THE FINAL FIGHT AGAINST COVID-19
GQ India|January 2021
Bill Gates wants to immunise the world against the most deadly pandemic in a century. But given the rising tide of corona conspiracy theories – with some of the most outlandish directed at the Microsoft billionaire himself – the battle for people’s minds is becoming just as important as developing a vaccine. Here’s how the anti-vax lobby is quietly gaining a foothold in the Middle East – and the risks it poses
LAURA MACKENZIE
THE FINAL FIGHT AGAINST COVID-19

For Ali Khalifa, it’s like having the “mark of the beast”. The 41-year-old Algerian is not warning against worship of the antichrist, fretting over biblical sea monsters, or debating the meaning of the number 666. He suggests that the modern-day sign of the devil may be both very real, and far unlike any described in the Book of Revelation. These days, it’s administered via needle by doctors and aid workers – the foot soldiers, as some believe, of an evil global elite.
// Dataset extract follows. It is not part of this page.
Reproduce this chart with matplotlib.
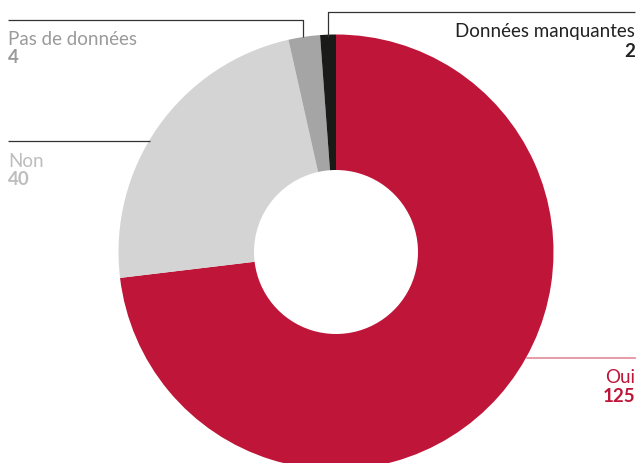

And one man stands out in this shadowy, sinister group, the existence of which is entirely unsubstantiated: Microsoft cofounder Bill Gates.

Khalifa is one of a global band of anti-vaccine advocates, whose voices have grown louder, yet arguably no more rational, in the wake of the corona pandemic. Like many campaigners in the West, where the movement is far more prominent, Khalifa is “100 per cent against vaccines” – despite their role, according to the World Health Organization (WHO), in saving as many as 3 million lives a year. Khalifa also believes that the coronavirus cannot be spread from person to person, and thinks Gates wants to use a Covid-19 vaccine programme as a vehicle for implanting tiny tracking devices in people in order to gain control over them. The “mark of the beast” might actually be a microchip.

Of course, such views are at odds with accepted wisdom that vaccination is one of the most effective ways to prevent diseases, and that Covid-19 is transmitted through saliva or discharges from the noses of infected people. The microchip claim has been widely debunked and, along with other disinformation campaigns, dismissed by Gates as “stupid”.